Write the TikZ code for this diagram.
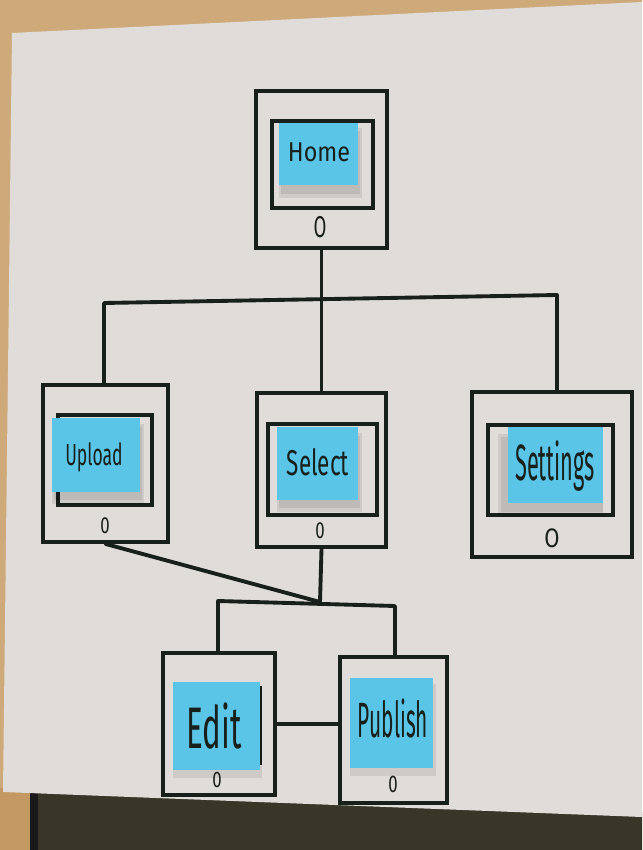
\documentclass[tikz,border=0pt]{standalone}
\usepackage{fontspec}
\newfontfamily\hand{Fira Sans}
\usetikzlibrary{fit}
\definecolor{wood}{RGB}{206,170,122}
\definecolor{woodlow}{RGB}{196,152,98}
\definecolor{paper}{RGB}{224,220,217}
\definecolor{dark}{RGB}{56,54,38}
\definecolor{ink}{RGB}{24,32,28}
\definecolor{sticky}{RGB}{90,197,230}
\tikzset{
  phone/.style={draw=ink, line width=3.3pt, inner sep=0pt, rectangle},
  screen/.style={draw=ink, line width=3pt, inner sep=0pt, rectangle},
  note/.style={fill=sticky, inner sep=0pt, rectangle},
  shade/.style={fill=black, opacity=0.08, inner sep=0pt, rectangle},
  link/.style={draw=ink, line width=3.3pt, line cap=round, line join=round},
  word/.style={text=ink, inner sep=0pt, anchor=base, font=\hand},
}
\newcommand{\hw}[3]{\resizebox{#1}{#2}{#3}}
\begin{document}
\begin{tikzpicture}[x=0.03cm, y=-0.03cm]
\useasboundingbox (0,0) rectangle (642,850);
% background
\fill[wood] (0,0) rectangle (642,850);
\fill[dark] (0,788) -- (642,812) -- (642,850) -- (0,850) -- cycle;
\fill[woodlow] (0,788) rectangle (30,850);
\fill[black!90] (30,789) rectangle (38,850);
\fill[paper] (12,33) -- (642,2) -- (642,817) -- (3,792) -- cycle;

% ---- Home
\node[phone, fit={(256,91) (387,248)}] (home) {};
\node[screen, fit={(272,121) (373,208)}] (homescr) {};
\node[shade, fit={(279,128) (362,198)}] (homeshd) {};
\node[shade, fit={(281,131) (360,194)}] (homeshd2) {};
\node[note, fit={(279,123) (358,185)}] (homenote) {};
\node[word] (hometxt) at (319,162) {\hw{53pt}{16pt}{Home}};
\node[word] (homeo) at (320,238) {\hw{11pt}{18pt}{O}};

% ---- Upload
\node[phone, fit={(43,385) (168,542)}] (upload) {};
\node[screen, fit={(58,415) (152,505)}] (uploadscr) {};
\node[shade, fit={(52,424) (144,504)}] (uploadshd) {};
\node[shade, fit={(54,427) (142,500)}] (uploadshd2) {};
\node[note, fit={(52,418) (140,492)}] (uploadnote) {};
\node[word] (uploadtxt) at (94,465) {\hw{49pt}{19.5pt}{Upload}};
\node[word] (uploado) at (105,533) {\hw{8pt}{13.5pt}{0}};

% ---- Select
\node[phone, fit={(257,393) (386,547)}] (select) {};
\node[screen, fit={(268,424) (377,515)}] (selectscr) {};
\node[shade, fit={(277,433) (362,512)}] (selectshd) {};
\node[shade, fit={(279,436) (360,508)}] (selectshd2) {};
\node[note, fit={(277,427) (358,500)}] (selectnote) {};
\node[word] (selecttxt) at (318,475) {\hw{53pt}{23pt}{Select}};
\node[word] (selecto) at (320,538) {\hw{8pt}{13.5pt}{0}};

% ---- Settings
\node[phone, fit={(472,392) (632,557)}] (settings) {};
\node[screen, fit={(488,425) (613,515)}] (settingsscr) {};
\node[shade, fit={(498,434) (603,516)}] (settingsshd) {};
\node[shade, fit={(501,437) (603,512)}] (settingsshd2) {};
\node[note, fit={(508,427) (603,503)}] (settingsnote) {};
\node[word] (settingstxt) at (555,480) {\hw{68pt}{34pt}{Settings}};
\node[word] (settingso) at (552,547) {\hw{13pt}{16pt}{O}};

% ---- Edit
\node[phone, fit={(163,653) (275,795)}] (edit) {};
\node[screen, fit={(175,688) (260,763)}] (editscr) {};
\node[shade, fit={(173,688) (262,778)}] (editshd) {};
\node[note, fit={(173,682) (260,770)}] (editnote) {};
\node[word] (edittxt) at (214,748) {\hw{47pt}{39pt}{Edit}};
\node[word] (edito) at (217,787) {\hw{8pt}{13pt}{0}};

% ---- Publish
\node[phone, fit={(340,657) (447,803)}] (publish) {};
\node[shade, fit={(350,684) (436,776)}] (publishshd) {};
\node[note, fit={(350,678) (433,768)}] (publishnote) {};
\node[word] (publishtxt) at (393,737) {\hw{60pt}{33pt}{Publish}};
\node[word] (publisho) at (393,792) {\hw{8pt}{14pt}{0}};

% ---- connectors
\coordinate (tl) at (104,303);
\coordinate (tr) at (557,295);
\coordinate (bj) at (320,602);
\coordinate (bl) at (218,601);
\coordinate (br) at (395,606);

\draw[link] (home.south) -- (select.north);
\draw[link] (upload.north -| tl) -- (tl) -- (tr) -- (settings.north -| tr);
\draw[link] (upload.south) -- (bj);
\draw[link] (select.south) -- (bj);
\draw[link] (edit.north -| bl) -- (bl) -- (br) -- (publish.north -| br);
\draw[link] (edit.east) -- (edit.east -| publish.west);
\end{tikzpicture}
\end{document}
-------
» **Task to carry out**
Omit the pictures and give the material again, exactly and in full.

» **The output**
Write the TikZ code for this diagram.
\documentclass[tikz,border=0pt]{standalone}
\usepackage{fontspec}
\newfontfamily\hand{Fira Sans}
\usetikzlibrary{fit}
\definecolor{wood}{RGB}{206,170,122}
\definecolor{woodlow}{RGB}{196,152,98}
\definecolor{paper}{RGB}{224,220,217}
\definecolor{dark}{RGB}{56,54,38}
\definecolor{ink}{RGB}{24,32,28}
\definecolor{sticky}{RGB}{90,197,230}
\tikzset{
  phone/.style={draw=ink, line width=3.3pt, inner sep=0pt, rectangle},
  screen/.style={draw=ink, line width=3pt, inner sep=0pt, rectangle},
  note/.style={fill=sticky, inner sep=0pt, rectangle},
  shade/.style={fill=black, opacity=0.08, inner sep=0pt, rectangle},
  link/.style={draw=ink, line width=3.3pt, line cap=round, line join=round},
  word/.style={text=ink, inner sep=0pt, anchor=base, font=\hand},
}
\newcommand{\hw}[3]{\resizebox{#1}{#2}{#3}}
\begin{document}
\begin{tikzpicture}[x=0.03cm, y=-0.03cm]
\useasboundingbox (0,0) rectangle (642,850);
% background
\fill[wood] (0,0) rectangle (642,850);
\fill[dark] (0,788) -- (642,812) -- (642,850) -- (0,850) -- cycle;
\fill[woodlow] (0,788) rectangle (30,850);
\fill[black!90] (30,789) rectangle (38,850);
\fill[paper] (12,33) -- (642,2) -- (642,817) -- (3,792) -- cycle;

% ---- Home
\node[phone, fit={(256,91) (387,248)}] (home) {};
\node[screen, fit={(272,121) (373,208)}] (homescr) {};
\node[shade, fit={(279,128) (362,198)}] (homeshd) {};
\node[shade, fit={(281,131) (360,194)}] (homeshd2) {};
\node[note, fit={(279,123) (358,185)}] (homenote) {};
\node[word] (hometxt) at (319,162) {\hw{53pt}{16pt}{Home}};
\node[word] (homeo) at (320,238) {\hw{11pt}{18pt}{O}};

% ---- Upload
\node[phone, fit={(43,385) (168,542)}] (upload) {};
\node[screen, fit={(58,415) (152,505)}] (uploadscr) {};
\node[shade, fit={(52,424) (144,504)}] (uploadshd) {};
\node[shade, fit={(54,427) (142,500)}] (uploadshd2) {};
\node[note, fit={(52,418) (140,492)}] (uploadnote) {};
\node[word] (uploadtxt) at (94,465) {\hw{49pt}{19.5pt}{Upload}};
\node[word] (uploado) at (105,533) {\hw{8pt}{13.5pt}{0}};

% ---- Select
\node[phone, fit={(257,393) (386,547)}] (select) {};
\node[screen, fit={(268,424) (377,515)}] (selectscr) {};
\node[shade, fit={(277,433) (362,512)}] (selectshd) {};
\node[shade, fit={(279,436) (360,508)}] (selectshd2) {};
\node[note, fit={(277,427) (358,500)}] (selectnote) {};
\node[word] (selecttxt) at (318,475) {\hw{53pt}{23pt}{Select}};
\node[word] (selecto) at (320,538) {\hw{8pt}{13.5pt}{0}};

% ---- Settings
\node[phone, fit={(472,392) (632,557)}] (settings) {};
\node[screen, fit={(488,425) (613,515)}] (settingsscr) {};
\node[shade, fit={(498,434) (603,516)}] (settingsshd) {};
\node[shade, fit={(501,437) (603,512)}] (settingsshd2) {};
\node[note, fit={(508,427) (603,503)}] (settingsnote) {};
\node[word] (settingstxt) at (555,480) {\hw{68pt}{34pt}{Settings}};
\node[word] (settingso) at (552,547) {\hw{13pt}{16pt}{O}};

% ---- Edit
\node[phone, fit={(163,653) (275,795)}] (edit) {};
\node[screen, fit={(175,688) (260,763)}] (editscr) {};
\node[shade, fit={(173,688) (262,778)}] (editshd) {};
\node[note, fit={(173,682) (260,770)}] (editnote) {};
\node[word] (edittxt) at (214,748) {\hw{47pt}{39pt}{Edit}};
\node[word] (edito) at (217,787) {\hw{8pt}{13pt}{0}};

% ---- Publish
\node[phone, fit={(340,657) (447,803)}] (publish) {};
\node[shade, fit={(350,684) (436,776)}] (publishshd) {};
\node[note, fit={(350,678) (433,768)}] (publishnote) {};
\node[word] (publishtxt) at (393,737) {\hw{60pt}{33pt}{Publish}};
\node[word] (publisho) at (393,792) {\hw{8pt}{14pt}{0}};

% ---- connectors
\coordinate (tl) at (104,303);
\coordinate (tr) at (557,295);
\coordinate (bj) at (320,602);
\coordinate (bl) at (218,601);
\coordinate (br) at (395,606);

\draw[link] (home.south) -- (select.north);
\draw[link] (upload.north -| tl) -- (tl) -- (tr) -- (settings.north -| tr);
\draw[link] (upload.south) -- (bj);
\draw[link] (select.south) -- (bj);
\draw[link] (edit.north -| bl) -- (bl) -- (br) -- (publish.north -| br);
\draw[link] (edit.east) -- (edit.east -| publish.west);
\end{tikzpicture}
\end{document}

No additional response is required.